In “A First Step Towards a Regional Risk Assessment,” Michael Baers maps real climate projections considered in Stockholm atop speculative accounts from the same city in 2040. At that time, from these reports back from the future, the bodies on earth face greater external harm, yet lack internal (weather) veins—instead of censors, the weather without invades so as to become the weather within.
Sometimes, we are or have been told, a body needs to embody an idea, moving it with hands, tools, weapons, or words along with others in order to construct a reality.

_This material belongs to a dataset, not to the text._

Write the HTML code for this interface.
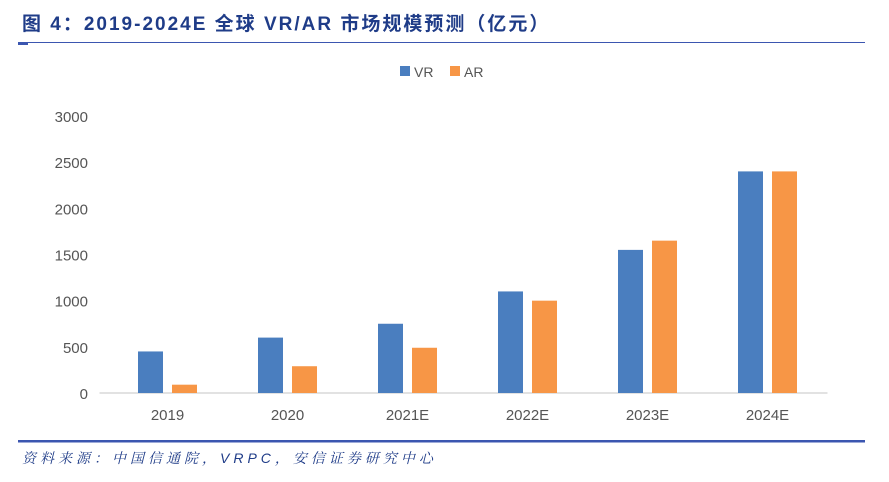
<!DOCTYPE html>
<html><head><meta charset="utf-8"><style>
body{margin:0;background:#fff;width:889px;height:477px;overflow:hidden;font-family:"Liberation Sans","Noto Sans CJK SC",sans-serif}
</style></head><body>
<svg id="c" width="889" height="477">
<text x="22" y="30" font-size="19" font-weight="bold" fill="#1f3c88" letter-spacing="2" font-family="Liberation Sans, Noto Sans CJK SC, sans-serif">图 4：2019-2024E 全球 VR/AR 市场规模预测（亿元）</text>
<rect x="18" y="42" width="847" height="1" fill="#3b56b0"/>
<rect x="18" y="42" width="10" height="3" fill="#3b56b0"/>
<rect x="18" y="440" width="847" height="2.5" fill="#3b56b0"/>
<text x="22" y="463" font-size="14" font-style="italic" fill="#1f3c88" letter-spacing="4" font-family="Liberation Sans, Noto Serif CJK SC, sans-serif">资料来源：中国信通院，VRPC，安信证券研究中心</text>
<g>
<rect x="400" y="66" width="10" height="10" fill="#4a7ebf"/>
<text x="414" y="77" font-size="14" fill="#555">VR</text>
<rect x="450" y="66" width="10" height="10" fill="#f79646"/>
<text x="464" y="77" font-size="14" fill="#555">AR</text>
</g>
<g id="plot"></g>
</svg>
<script>
const categories=["2019","2020","2021E","2022E","2023E","2024E"];
const vrValues=[450,600,750,1100,1550,2400];
const arValues=[90,290,490,1000,1650,2400];
const yTicks=[0,500,1000,1500,2000,2500,3000];
const NS="http://www.w3.org/2000/svg";
const g=document.getElementById('plot');
const x0=107.5,x1=827.5,y0=393,yTop=116,yMax=3000;
const bw=(x1-x0)/categories.length;
const y=v=>y0-(v/yMax)*(y0-yTop);
const xc=i=>x0+bw*(i+0.5);
function el(t,a){const e=document.createElementNS(NS,t);for(const k in a)e.setAttribute(k,a[k]);g.appendChild(e);return e;}
yTicks.forEach(t=>{
 const e=el('text',{x:88,y:y(t)+6,'font-size':15,fill:'#555','text-anchor':'end'});
 e.textContent=t;
 
 
});
const ax=el('line',{x1:x0-8,x2:x1,y1:y0,y2:y0,stroke:'#d9d9d9','stroke-width':1.5});


categories.forEach((c,i)=>{
 const r1=el('rect',{x:xc(i)-29.5,y:y(vrValues[i]),width:25,height:y0-y(vrValues[i]),fill:'#4a7ebf'});
 
 
 const r2=el('rect',{x:xc(i)+4.5,y:y(arValues[i]),width:25,height:y0-y(arValues[i]),fill:'#f79646'});
 
 
 const t=el('text',{x:xc(i),y:420,'font-size':15,fill:'#555','text-anchor':'middle'});
 t.textContent=c;
 
 
});
</script>
</body></html>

Looking back into a Soviet past, Robert Bird traces in this issue an as-yet-unmapped history of three possible lived concepts of (Socialist) realism, through the work and lives of three figures in critical conversation: the Soviet writer and poet Andrei Platonov, Hungarian Marxist philosopher Georg Lukács, and Soviet literary critic Viktor Shklovsky—whose “writings can all be taken as links in a single chain of utterances about the conditions of realism under socialist construction.” Also in this issue of e-flux journal, we are delighted to hold space for a revived, multilayered historical conversation between Andrei Platonov’s short story “Immortality,” appearing in its first English translation here by Lisa Hayden and Robert Chandler, and the first English translation, by Robert Bird, of Georg Lukács’s review of “Immortality,” focused on railway protagonist Emmanuil Levin. To continue populating the reanimated community, we also include Jewish-Ukrainian Soviet poet Lev Ozerov’s written portrait of Platonov, translated by Robert Chandler.
In Bird’s “Articulations of (Socialist) Realism,” he describes Platonov’s commission to write a story for the Union of Soviet Writers and the railway newspaper Gudok (Horn). Bird shows how Platonov’s own past as a railroad laborer literally animated a key metaphor: the revolution as the locomotive of history. “A revolutionary fact gives rise to a feeling and organizes labor,” Bird explains, “but then returns to a metaphor that rapidly accelerates out of control. This literal belief in metaphor animated socialist realism, the official aesthetic system of the Soviet Union beginning in 1932, and Stalin relied heavily upon the mobilizing power of metaphor when, in 1935, he placed the rail industry at the center of public discourse.”
Among Bird’s later conclusions on the power of the word in these authors’ work: “What is realist in the realist novel, then, is not its style or even its genre, but its operations of articulation and coupling, just like working on the railway.”
He continues: “How, Lukács asks, will the realist novel, this machine of articulation and linkage, be retooled for the aims of socialism now that history has made its ultimate turn?”
So now—at night or at war or otherwise—how to order and reorder, construct via text, assembling bodies toward building the worlds we need in order to survive each other?